Write out the material exactly, leaving every picture behind.

* _Available data_
════════════════════
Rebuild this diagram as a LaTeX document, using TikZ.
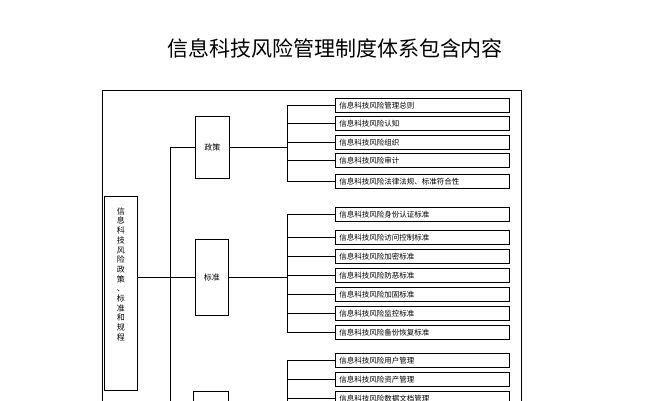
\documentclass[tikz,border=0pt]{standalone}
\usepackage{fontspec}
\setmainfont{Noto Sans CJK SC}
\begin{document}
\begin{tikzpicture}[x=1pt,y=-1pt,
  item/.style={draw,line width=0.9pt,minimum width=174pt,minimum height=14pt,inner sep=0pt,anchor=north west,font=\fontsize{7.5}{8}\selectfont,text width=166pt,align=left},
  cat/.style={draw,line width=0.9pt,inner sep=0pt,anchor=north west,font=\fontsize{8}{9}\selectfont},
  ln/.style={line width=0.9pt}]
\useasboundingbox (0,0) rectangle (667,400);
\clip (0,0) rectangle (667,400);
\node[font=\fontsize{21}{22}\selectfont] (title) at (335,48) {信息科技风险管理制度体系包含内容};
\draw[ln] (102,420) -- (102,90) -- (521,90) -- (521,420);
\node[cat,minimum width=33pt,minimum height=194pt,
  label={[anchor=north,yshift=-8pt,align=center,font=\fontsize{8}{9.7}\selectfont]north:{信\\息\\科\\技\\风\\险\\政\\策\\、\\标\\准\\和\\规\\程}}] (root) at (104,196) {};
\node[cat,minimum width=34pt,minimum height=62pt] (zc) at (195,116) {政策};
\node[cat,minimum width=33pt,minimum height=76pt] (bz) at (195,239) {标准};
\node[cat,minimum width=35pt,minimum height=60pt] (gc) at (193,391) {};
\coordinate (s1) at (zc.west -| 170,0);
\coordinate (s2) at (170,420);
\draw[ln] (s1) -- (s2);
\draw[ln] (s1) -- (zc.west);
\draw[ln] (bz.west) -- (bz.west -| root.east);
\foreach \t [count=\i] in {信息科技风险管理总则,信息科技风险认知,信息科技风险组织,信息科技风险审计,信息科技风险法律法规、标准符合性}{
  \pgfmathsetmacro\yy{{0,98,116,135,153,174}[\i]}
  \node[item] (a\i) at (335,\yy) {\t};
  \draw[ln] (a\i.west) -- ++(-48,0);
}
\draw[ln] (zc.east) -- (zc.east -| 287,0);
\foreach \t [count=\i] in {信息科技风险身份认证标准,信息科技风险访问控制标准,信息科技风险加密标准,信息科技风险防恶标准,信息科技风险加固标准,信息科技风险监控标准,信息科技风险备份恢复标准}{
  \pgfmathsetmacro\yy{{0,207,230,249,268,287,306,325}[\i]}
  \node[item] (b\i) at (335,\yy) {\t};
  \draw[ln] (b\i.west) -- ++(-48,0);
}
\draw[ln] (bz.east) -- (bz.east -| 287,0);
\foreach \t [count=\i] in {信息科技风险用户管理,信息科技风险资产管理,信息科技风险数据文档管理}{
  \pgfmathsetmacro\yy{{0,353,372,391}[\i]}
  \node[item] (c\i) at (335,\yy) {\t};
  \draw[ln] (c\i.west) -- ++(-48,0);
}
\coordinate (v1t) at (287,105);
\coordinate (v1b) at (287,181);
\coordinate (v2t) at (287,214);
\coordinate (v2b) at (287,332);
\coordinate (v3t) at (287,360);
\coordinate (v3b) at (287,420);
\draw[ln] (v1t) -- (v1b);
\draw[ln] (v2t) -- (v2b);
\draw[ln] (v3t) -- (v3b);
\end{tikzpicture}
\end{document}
════════════════════
* _Complete response_
Rebuild this diagram as a LaTeX document, using TikZ.
\documentclass[tikz,border=0pt]{standalone}
\usepackage{fontspec}
\setmainfont{Noto Sans CJK SC}
\begin{document}
\begin{tikzpicture}[x=1pt,y=-1pt,
  item/.style={draw,line width=0.9pt,minimum width=174pt,minimum height=14pt,inner sep=0pt,anchor=north west,font=\fontsize{7.5}{8}\selectfont,text width=166pt,align=left},
  cat/.style={draw,line width=0.9pt,inner sep=0pt,anchor=north west,font=\fontsize{8}{9}\selectfont},
  ln/.style={line width=0.9pt}]
\useasboundingbox (0,0) rectangle (667,400);
\clip (0,0) rectangle (667,400);
\node[font=\fontsize{21}{22}\selectfont] (title) at (335,48) {信息科技风险管理制度体系包含内容};
\draw[ln] (102,420) -- (102,90) -- (521,90) -- (521,420);
\node[cat,minimum width=33pt,minimum height=194pt,
  label={[anchor=north,yshift=-8pt,align=center,font=\fontsize{8}{9.7}\selectfont]north:{信\\息\\科\\技\\风\\险\\政\\策\\、\\标\\准\\和\\规\\程}}] (root) at (104,196) {};
\node[cat,minimum width=34pt,minimum height=62pt] (zc) at (195,116) {政策};
\node[cat,minimum width=33pt,minimum height=76pt] (bz) at (195,239) {标准};
\node[cat,minimum width=35pt,minimum height=60pt] (gc) at (193,391) {};
\coordinate (s1) at (zc.west -| 170,0);
\coordinate (s2) at (170,420);
\draw[ln] (s1) -- (s2);
\draw[ln] (s1) -- (zc.west);
\draw[ln] (bz.west) -- (bz.west -| root.east);
\foreach \t [count=\i] in {信息科技风险管理总则,信息科技风险认知,信息科技风险组织,信息科技风险审计,信息科技风险法律法规、标准符合性}{
  \pgfmathsetmacro\yy{{0,98,116,135,153,174}[\i]}
  \node[item] (a\i) at (335,\yy) {\t};
  \draw[ln] (a\i.west) -- ++(-48,0);
}
\draw[ln] (zc.east) -- (zc.east -| 287,0);
\foreach \t [count=\i] in {信息科技风险身份认证标准,信息科技风险访问控制标准,信息科技风险加密标准,信息科技风险防恶标准,信息科技风险加固标准,信息科技风险监控标准,信息科技风险备份恢复标准}{
  \pgfmathsetmacro\yy{{0,207,230,249,268,287,306,325}[\i]}
  \node[item] (b\i) at (335,\yy) {\t};
  \draw[ln] (b\i.west) -- ++(-48,0);
}
\draw[ln] (bz.east) -- (bz.east -| 287,0);
\foreach \t [count=\i] in {信息科技风险用户管理,信息科技风险资产管理,信息科技风险数据文档管理}{
  \pgfmathsetmacro\yy{{0,353,372,391}[\i]}
  \node[item] (c\i) at (335,\yy) {\t};
  \draw[ln] (c\i.west) -- ++(-48,0);
}
\coordinate (v1t) at (287,105);
\coordinate (v1b) at (287,181);
\coordinate (v2t) at (287,214);
\coordinate (v2b) at (287,332);
\coordinate (v3t) at (287,360);
\coordinate (v3b) at (287,420);
\draw[ln] (v1t) -- (v1b);
\draw[ln] (v2t) -- (v2b);
\draw[ln] (v3t) -- (v3b);
\end{tikzpicture}
\end{document}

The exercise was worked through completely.